Kitagawa and David Grene, who had mentored Yu on Greek literature, and Elder Olson, his cherished teacher of English literature, encouraged the novice to retranslate the classic and bring it to English-speaking audiences in its entirety.
Journey to the West, with more than 100 chapters written in both prose and poetry, is an intrinsically complicated and difficult text to render. Yu spent years researching the diverse literary and religious (Taoist and Buddhist) references in the texts, materials that had baffled all the modern native Chinese scholars of the early 20th century. He became the first translator to cite and translate all the poems and songs, and, in his revised edition, to identify exhaustively direct and indirect references to both the Daoist and Buddhist canons of sacred scriptures, which he says are essential in understanding the author’s meaning.
The first volume of Yu’s work, published by the UChicago Press in 1977, was seven years in the making. Yu finished the other three volumes in 1984.
David Lattimore, a China-born American author and educator, in his New York Times review of the completed set calls the “splendidly comprehensive” 96-page introduction “the most original part” of the book. According to Lattimore, Yu’s research “gives us a glimpse of his own investigations into relations between the novel and obscure portions of the vast, little known Taoist canon” and has done “full justice to the adventure, lyricism and buffoonery of The Journey to the West.”
Yu would never have guessed that the stories his grandfather shared with him in air-raid shelters years ago could have turned into a life-long affair. Following the release of Volume Four, Yu finally “felt comfortable enough” to teach Journey to the West.
Starting in 2004, Yu began updating and augmenting the annotations, as well as revising and expanding the introduction to reflect new scholarship and modes of interpretation. Most importantly, he updated the translation itself.
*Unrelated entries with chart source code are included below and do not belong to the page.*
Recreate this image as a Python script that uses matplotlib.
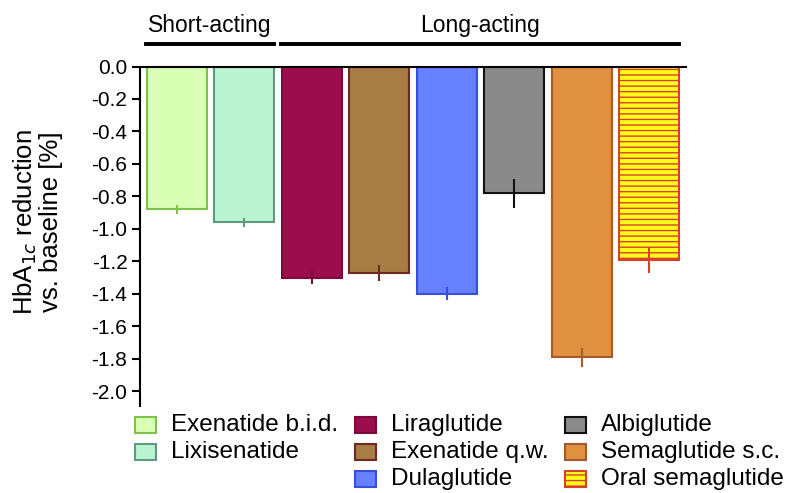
import matplotlib
matplotlib.use("Agg")
import matplotlib.pyplot as plt
from matplotlib.patches import Rectangle
from matplotlib.transforms import blended_transform_factory
import numpy as np

plt.rcParams['font.family'] = ['Liberation Sans', 'DejaVu Sans']

drugs = ["Exenatide b.i.d.", "Lixisenatide", "Liraglutide", "Exenatide q.w.",
         "Dulaglutide", "Albiglutide", "Semaglutide s.c.", "Oral semaglutide"]
values = [-0.88, -0.96, -1.30, -1.27, -1.40, -0.78, -1.79, -1.19]
errors = [0.03, 0.03, 0.04, 0.05, 0.04, 0.09, 0.06, 0.08]
face_colors = ["#d8ffb4", "#b9f3d2", "#9c0d4d", "#a87c45", "#6680ff", "#8a8a8a", "#df913f", "#ffff1a"]
edge_colors = ["#7cc24b", "#5e9a7c", "#7a0a3a", "#6e2a1c", "#3a4fd9", "#111111", "#a65a2a", "#d9402a"]
hatches = [None, None, None, None, None, None, None, "---"]
groups = [("Short-acting", 0, 1), ("Long-acting", 2, 7)]
legend_columns = [[0, 1], [2, 3, 4], [5, 6, 7]]
yticks = [0.0, -0.2, -0.4, -0.6, -0.8, -1.0, -1.2, -1.4, -1.6, -1.8, -2.0]

W, H = 790, 493
fig = plt.figure(figsize=(W / 100, H / 100), dpi=100)
ax = fig.add_axes([140 / W, 1 - 406 / H, 546 / W, 339.5 / H])

x = np.arange(len(drugs))
width = 0.89
for i in range(len(drugs)):
    ax.bar(x[i], values[i], width=width, color=face_colors[i], edgecolor=edge_colors[i],
           linewidth=1.5, hatch=hatches[i], zorder=2)
    ax.errorbar(x[i], values[i], yerr=errors[i], fmt='none', ecolor=edge_colors[i],
                elinewidth=1.5, capsize=0, zorder=3)

ax.set_xlim(-0.55, 7.55)
ax.set_ylim(-2.09, 0)
ax.set_yticks(yticks)
ax.set_yticklabels([f"{v:.1f}" for v in yticks], fontsize=15)
ax.tick_params(axis='y', direction='out', length=6, width=1.5, pad=3)
ax.xaxis.tick_top()
ax.set_xticks(x)
ax.set_xticklabels([])
ax.tick_params(axis='x', direction='in', length=6, width=1.5, top=True, bottom=False)
for s in ['right', 'bottom']:
    ax.spines[s].set_visible(False)
for s in ['left', 'top']:
    ax.spines[s].set_linewidth(1.5)
    ax.spines[s].set_zorder(4)

fig.text(37 / W, 1 - 222 / H, "HbA$_{1c}$ reduction\nvs. baseline [%]", rotation=90,
         ha='center', va='center', multialignment='center', fontsize=18.5, linespacing=1.0)

# group brackets (data x, pixel y)
tr = blended_transform_factory(ax.transData, fig.transFigure)
for name, a, b in groups:
    x0 = x[a] - width / 2 - 0.02
    x1 = x[b] + width / 2
    ax.plot([x0, x1], [1 - 43.5 / H] * 2, color='black', lw=2.8, transform=tr, clip_on=False)
    ax.text((x0 + x1) / 2, 1 - 32 / H, name, transform=tr, ha='center', va='baseline',
            fontsize=16.5)

# legend drawn manually in pixel positions
col_patch_x = [135, 355, 565]
row_baseline = [431, 458, 485]
pw, ph = 21, 16
for c, members in enumerate(legend_columns):
    for r, k in enumerate(members):
        px = col_patch_x[c]
        ytop = row_baseline[r] - 14
        rect = Rectangle((px / W, 1 - (ytop + ph) / H), pw / W, ph / H,
                         transform=fig.transFigure, facecolor=face_colors[k],
                         edgecolor=edge_colors[k], linewidth=1.5, hatch=hatches[k])
        fig.patches.append(rect)
        fig.text((px + pw + 15) / W, 1 - row_baseline[r] / H, drugs[k], ha='left',
                 va='baseline', fontsize=17.5)

fig.savefig("out.png", dpi=100)
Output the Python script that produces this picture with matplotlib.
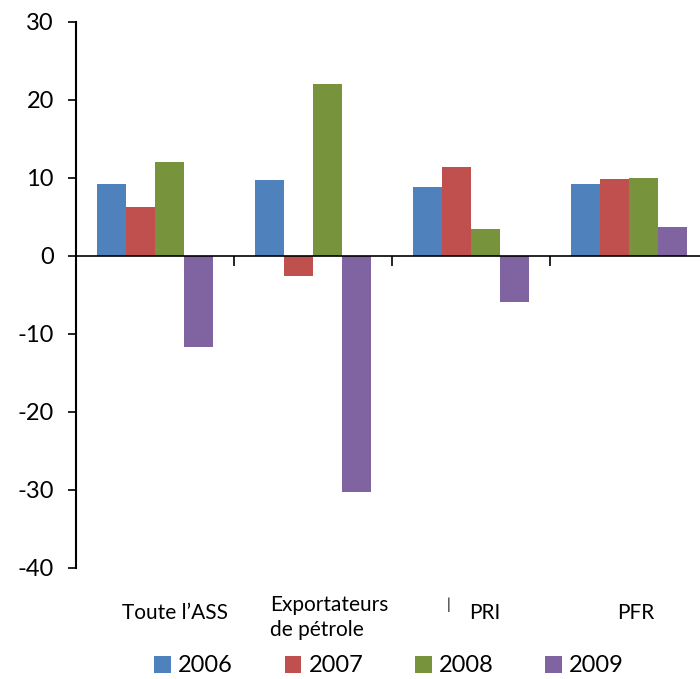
import numpy as np
import matplotlib
matplotlib.use('Agg')
import matplotlib.pyplot as plt

plt.rcParams['font.family'] = ['Lato', 'DejaVu Sans']
plt.rcParams['axes.unicode_minus'] = False

# Data
categories = ['Toute l\u2019ASS', 'Exportateurs\nde p\u00e9trole', 'PRI', 'PFR']
years = ['2006', '2007', '2008', '2009']
v2006 = [9.2, 9.7, 8.8, 9.2]
v2007 = [6.3, -2.6, 11.4, 9.9]
v2008 = [12.0, 22.1, 3.5, 10.0]
v2009 = [-11.7, -30.2, -5.9, 3.7]
colours = ['#4F81BD', '#C0504D', '#77933C', '#8064A2']

F1 = plt.figure(figsize=(7, 6.79), dpi=100)
ax = F1.add_axes([76/700, 1-568/679, 1-76/700, (568-22)/679])

x = np.arange(len(categories))
bw = 1/5.47
series = [v2006, v2007, v2008, v2009]
for i, vals in enumerate(series):
    ax.bar(x + (i-1.5)*bw, vals, bw, color=colours[i], label=years[i], zorder=2)

ax.set_xlim(-0.5, 3.45)
ax.set_ylim(-40, 30)
ax.set_yticks(np.arange(-40, 31, 10))
ax.tick_params(axis='y', labelsize=17, length=6, width=1.2, direction='out', pad=10)

for s in ['top', 'right']:
    ax.spines[s].set_visible(False)
ax.spines['left'].set_linewidth(1.5)
ax.spines['bottom'].set_position(('data', 0))
ax.spines['bottom'].set_linewidth(1.2)
ax.spines['bottom'].set_zorder(3)
ax.set_xticks([0.5, 1.5, 2.5])
ax.set_xticklabels([])
ax.tick_params(axis='x', length=7, width=1.2, direction='out')

# category labels, placed like in the reference
fs_cat = 15
ax.text(0.127, -45.8, categories[0], ha='center', va='center', fontsize=fs_cat, clip_on=False)
ax.text(0.728, -46.3, categories[1], ha='left', va='center', fontsize=fs_cat,
        linespacing=1.3, clip_on=False)
ax.text(2.089, -45.8, categories[2], ha='center', va='center', fontsize=fs_cat, clip_on=False)
ax.text(3.044, -45.8, categories[3], ha='center', va='center', fontsize=fs_cat, clip_on=False)
ax.text(1.861, -44.7, '|', ha='center', va='center', fontsize=11, clip_on=False)

F1.legend(loc='center', bbox_to_anchor=(0.556, 1-666/679), ncol=4, frameon=False,
          fontsize=17, handlelength=0.7, handleheight=0.7, handletextpad=0.3,
          columnspacing=2.2)

plt.savefig('out.png', dpi=100)
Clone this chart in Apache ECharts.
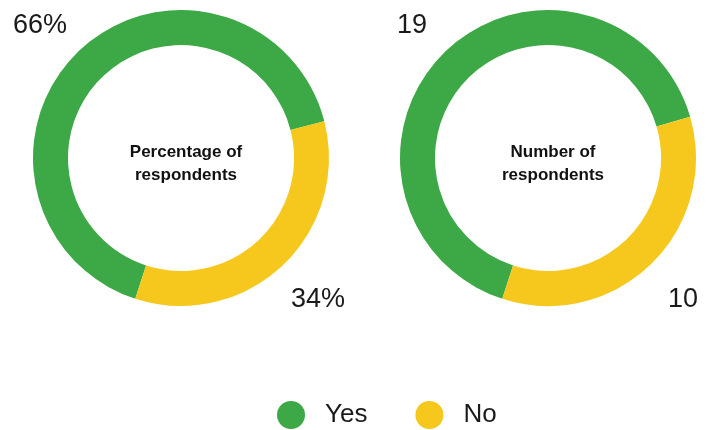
<!DOCTYPE html>
<html>
<head>
<meta charset="utf-8">
<script src="https://cdn.jsdelivr.net/npm/echarts@6/dist/echarts.min.js"></script>
<style>
  html, body { margin: 0; padding: 0; background: #fff; }
  #chart { width: 713px; height: 430px; }
</style>
</head>
<body>
<div id="chart"></div>
<script>
var categories = ['Yes', 'No'];
var percentValues = [66, 34];
var countValues = [19, 10];
var centerTitles = ['Percentage of\nrespondents', 'Number of\nrespondents'];
var colors = ['#3DA846', '#F6C81E'];

var font = 'Liberation Sans, Arial, Helvetica, sans-serif';

// label corners: [x, y, align, verticalAlign] per pie and slice
var labelSpots = [
    [[13, 12, 'left', 'top'], [345, 313, 'right', 'bottom']],
    [[397, 12, 'left', 'top'], [698, 313, 'right', 'bottom']]
];

function makePie(values, cx, suffix, idx) {
    return {
        type: 'pie',
        center: [cx, 158],
        radius: [113, 148],
        startAngle: 252,
        clockwise: true,
        silent: true,
        avoidLabelOverlap: false,
        itemStyle: {borderWidth: 0},
        label: {
            show: true,
            position: 'outside',
            formatter: '{c}' + suffix,
            fontSize: 27,
            fontFamily: font,
            color: '#1a1a1a'
        },
        labelLine: {show: false},
        labelLayout: function (p) {
            var s = labelSpots[idx][p.dataIndex];
            return {x: s[0], y: s[1], align: s[2], verticalAlign: s[3]};
        },
        data: categories.map(function (c, i) {
            return {name: c, value: values[i]};
        })
    };
}

var titleStyle = {fontSize: 17, fontWeight: 'bold', fontFamily: font, color: '#111', lineHeight: 23};

var myChart = echarts.init(document.getElementById('chart'), null, {renderer: 'canvas'});
myChart.setOption({
    color: colors,
    animation: false,
    title: [
        {text: centerTitles[0], left: 181, top: 136, textAlign: 'center', textStyle: titleStyle},
        {text: centerTitles[1], left: 548, top: 136, textAlign: 'center', textStyle: titleStyle}
    ],
    legend: {
        data: categories,
        top: 401,
        left: 277,
        padding: 0,
        icon: 'circle',
        itemWidth: 28,
        itemHeight: 28,
        itemGap: 48,
        textStyle: {fontSize: 26, fontFamily: font, color: '#1a1a1a', padding: [0, 0, 0, 15]}
    },
    series: [
        makePie(percentValues, 181, '%', 0),
        makePie(countValues, 548, '', 1)
    ]
});
</script>
</body>
</html>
The University of Chicago Press issued the revised edition in 2012. Meanwhile, Yu also completed an abridged version under the title The Monkey and the Monk in 2006.
In a 2014 article in the Journal of Chinese Religions, Robert Hegel, professor of Chinese language and literature at Washington University in St. Louis, reviewed the revised edition of “Journey to the West.” He says Yu’s translation has “provided a signal service, especially to students,” and it is “a truly enjoyable read that provokes contemplation at every turn.” The intellectual depth of the book and its “stylistic sophistication” make it “one of the world’s greatest works of religious literature.”
According to Yu, Western culture is entirely made up of diverse and vastly different languages. “Without translation,” he says, “there cannot be Western culture and there cannot be Western knowledge. We cannot teach Survey of Western Civilization as part of the Core Curriculum of our University without translations.”
In the history of Chinese literature, Yu says there were five long works of prose fiction produced between the 14th and 18th centuries. They have been recognized for their lasting impact on developing the novel as a genre in both Chinese and East Asian literary cultures. Fortunately, each one of these master texts had attained at least one complete major English translation during the second half of the 20th century, and two of these translations happened to have been done at UChicago.